### WHAT THE TASK ASKS
Show every line where "that" occurs.

### DATA FOR THIS EXERCISE
## start

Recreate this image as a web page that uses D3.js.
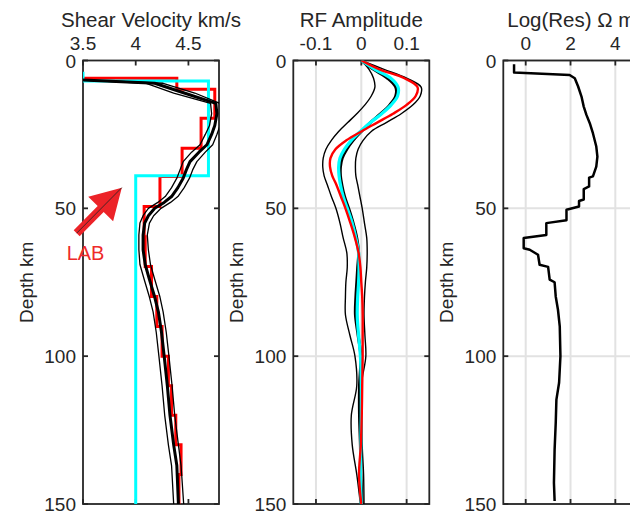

## end
## start

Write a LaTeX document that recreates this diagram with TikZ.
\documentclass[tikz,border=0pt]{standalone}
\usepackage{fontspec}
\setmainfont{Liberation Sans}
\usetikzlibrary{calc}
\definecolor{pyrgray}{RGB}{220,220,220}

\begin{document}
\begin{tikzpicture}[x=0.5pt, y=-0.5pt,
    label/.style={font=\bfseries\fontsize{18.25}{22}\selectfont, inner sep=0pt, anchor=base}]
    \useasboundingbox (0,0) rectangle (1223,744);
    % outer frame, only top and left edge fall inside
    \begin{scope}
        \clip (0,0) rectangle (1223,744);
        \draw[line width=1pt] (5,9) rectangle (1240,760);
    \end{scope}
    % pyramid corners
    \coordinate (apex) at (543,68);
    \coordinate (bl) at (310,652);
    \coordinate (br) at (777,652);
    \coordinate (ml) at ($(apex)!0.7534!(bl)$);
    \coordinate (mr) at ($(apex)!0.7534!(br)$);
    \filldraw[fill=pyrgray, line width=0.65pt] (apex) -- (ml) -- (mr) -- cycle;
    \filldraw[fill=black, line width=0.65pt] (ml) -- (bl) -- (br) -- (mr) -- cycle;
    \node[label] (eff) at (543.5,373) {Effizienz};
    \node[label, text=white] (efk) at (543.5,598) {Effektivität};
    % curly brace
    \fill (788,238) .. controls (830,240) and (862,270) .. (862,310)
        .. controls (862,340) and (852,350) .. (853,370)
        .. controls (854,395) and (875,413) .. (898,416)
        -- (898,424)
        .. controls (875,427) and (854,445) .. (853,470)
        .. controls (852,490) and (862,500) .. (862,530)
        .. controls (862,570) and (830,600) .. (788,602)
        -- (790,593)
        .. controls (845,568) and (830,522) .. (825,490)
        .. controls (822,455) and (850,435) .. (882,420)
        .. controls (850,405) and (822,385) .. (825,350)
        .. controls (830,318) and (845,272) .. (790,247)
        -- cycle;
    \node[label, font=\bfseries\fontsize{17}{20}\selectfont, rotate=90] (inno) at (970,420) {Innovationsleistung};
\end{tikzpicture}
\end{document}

## end

### FULL SOLUTION
Recreate this image as a web page that uses D3.js.
Write a LaTeX document that recreates this diagram with TikZ.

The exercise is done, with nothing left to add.